Lilah McCormack, Copy Editor

McClish turns to Zoom machine to question Ward in the Kessel Multipurpose Room in Pleasantville on Monday, October 11, 2021 (photo/Brianne Gonzalez)

PLEASANTVILLE, N.Y. — The second Annual Pace University Poetry Festival kicked off a week of events with a poetry reading from Rochelle Ward hosted by the Black Student Union, Students of Caribbean Awareness Writing and Cultural Studies Department Associate, Professor Dr. Jane Collins.

Rochelle Ward is a Pace alumna where she studied creative writing and literature and graduated with a Bachelors in English and Communications. In 2004, she received the Hilary Becker Poetry Award and was remembered by her professors as being a gifted student. Today, she is a poet and teaches English and Literature at St. Maarten Academy where she attended high school and first began writing poetry.
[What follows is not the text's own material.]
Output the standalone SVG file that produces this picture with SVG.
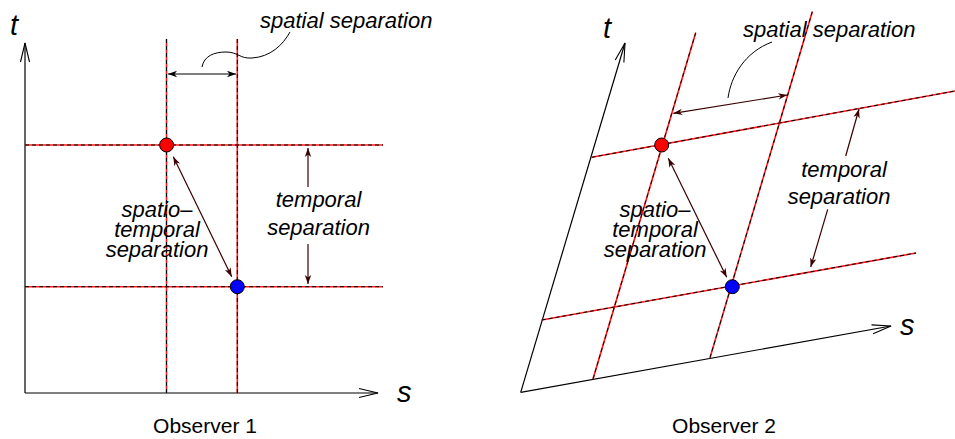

In the Kessel multipurpose room on Monday evening, Rochelle Ward met with students via Zoom to read multiple poems from her debut book, “Tangle,” which explores ideas of Caribbean History, race, womanhood, and nature. Following the poetry reading, two students, Tinuade McClish and Shea Teague, had the opportunity to interview Ward.

McClish referred to the title “Tangle” and the relation is has to natural hair. “I wanted to begin by asking what your reason is for choosing this title and what your relationship with hair was growing up and how that influenced your upbringing?” Ward reflected on what “Tangle” means to her and how it is all about pushing through difficult situations to bring out the best in ourselves.

McClish turns to the Zoom machine to question Ward in the Kessel Multipurpose Room on Monday, October 11, 2021 (photo/Brianne Gonzalez)

“For me, I learn how to appreciate my hair, I learn how to understand it…to master it and for me that has taught me a lot about resilience, about patience, about courage. Because I may have a bad hair day, but I’m not gonna change that course, that direction of me becoming somebody greater and better. Also I learn how to push through difficult situations in order to bring out the best in my hair, in myself.”

Following Tinuade McClish’s interview, Teague asked the special guest about any advice she may have for students who want to continue their creative work after college. Ward says to maintain your habit of writing because it is apart of who you are. “You can still have a life with writing because it is your duty it is who you are meant to be.” She finished her point by also saying, “When you leave school, take all of you with you.”.

The Butterfly Clips event concluded with a writing workshop where students in attendance had the opportunity to write their own version of a poem inspired by Rochelle Ward’s work. After a limited amount of time to create their poems, many students were brave enough to read aloud what they had wrote.